▶ **Information supplied**:
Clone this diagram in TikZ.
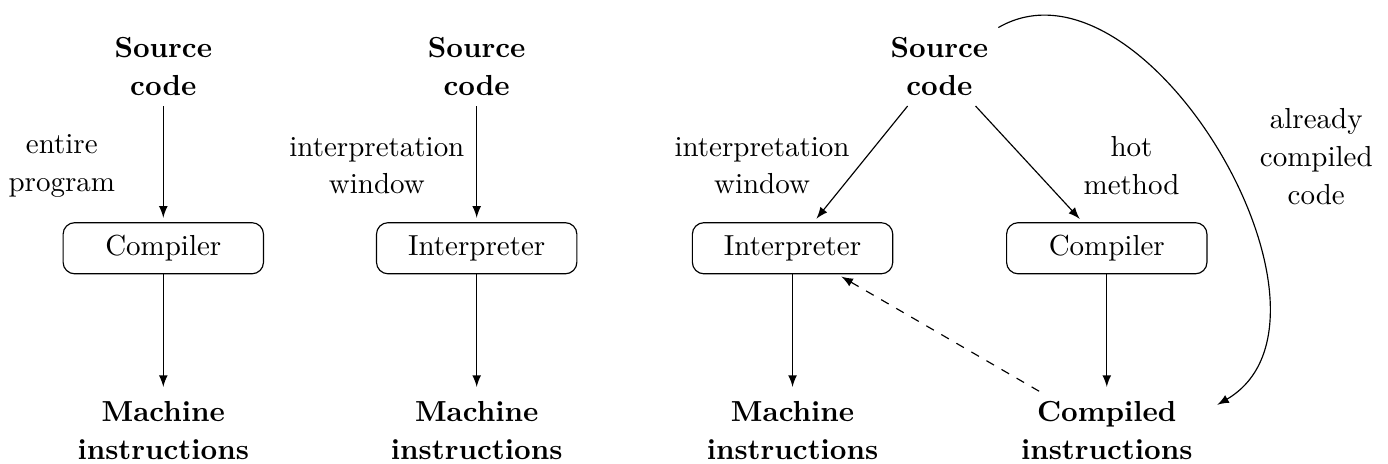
\documentclass[tikz,border=0pt]{standalone}
\begin{document}
\begin{tikzpicture}[>=latex,
    box/.style={draw, rounded corners, minimum width=2.43cm, minimum height=0.62cm},
    stage/.style={font=\fontsize{10}{13}\selectfont\bfseries, align=center},
    note/.style={font=\fontsize{10}{13}\selectfont, align=center},
    flow/.style={->, shorten >=1.5pt}]

    \useasboundingbox (0,0) rectangle (16.83,5.62);

    % --- Compiled execution ---
    \node[stage] (src1) at (1.98,4.81) {Source\\code};
    \node[box]   (cmp1) at (1.98,2.61) {Compiler};
    \node[stage] (mach1) at (1.98,0.40) {Machine\\instructions};

    \draw[flow] (src1) -- (cmp1);
    \draw[flow] (cmp1) -- (mach1);
    \node[note] (lbl1) at (0.75,3.61) {entire\\program};

    % --- Interpreted execution ---
    \node[stage] (src2) at (5.78,4.81) {Source\\code};
    \node[box]   (int2) at (5.78,2.61) {Interpreter};
    \node[stage] (mach2) at (5.78,0.40) {Machine\\instructions};

    \draw[flow] (src2) -- (int2);
    \draw[flow] (int2) -- (mach2);
    \node[note] (lbl2) at (4.57,3.61) {interpretation\\window};

    % --- Mixed mode (JIT) ---
    \node[stage] (src3) at (11.39,4.81) {Source\\code};
    \node[box]   (int3) at (9.61,2.61) {Interpreter};
    \node[box]   (cmp3) at (13.42,2.61) {Compiler};
    \node[stage] (mach3) at (9.61,0.40) {Machine\\instructions};
    \node[stage] (comp3) at (13.42,0.40) {Compiled\\instructions};

    \draw[flow] (src3) -- (int3);
    \draw[flow] (src3) -- (cmp3);
    \draw[flow] (int3) -- (mach3);
    \draw[flow] (cmp3) -- (comp3);
    \draw[flow, dashed] (comp3) -- (int3);

    % Loop back for code that is already compiled
    \draw[->] (src3.north east) to[out=30, in=30] ([xshift=5pt]comp3.15);

    \node[note] (lbl3) at (9.24,3.61) {interpretation\\window};
    \node[note] (lbl4) at (13.72,3.61) {hot\\method};
    \node[note] (lbl5) at (15.96,3.72) {already\\compiled\\code};

\end{tikzpicture}
\end{document}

▶ **What this task involves**: Restate the data word for word from its first line through the line with "(lbl1) at (0.75,3.61)", leaving out any picture along the way.

▶ **Output of the task**:
Clone this diagram in TikZ.
\documentclass[tikz,border=0pt]{standalone}
\begin{document}
\begin{tikzpicture}[>=latex,
    box/.style={draw, rounded corners, minimum width=2.43cm, minimum height=0.62cm},
    stage/.style={font=\fontsize{10}{13}\selectfont\bfseries, align=center},
    note/.style={font=\fontsize{10}{13}\selectfont, align=center},
    flow/.style={->, shorten >=1.5pt}]

    \useasboundingbox (0,0) rectangle (16.83,5.62);

    % --- Compiled execution ---
    \node[stage] (src1) at (1.98,4.81) {Source\\code};
    \node[box]   (cmp1) at (1.98,2.61) {Compiler};
    \node[stage] (mach1) at (1.98,0.40) {Machine\\instructions};

    \draw[flow] (src1) -- (cmp1);
    \draw[flow] (cmp1) -- (mach1);
    \node[note] (lbl1) at (0.75,3.61) {entire\\program};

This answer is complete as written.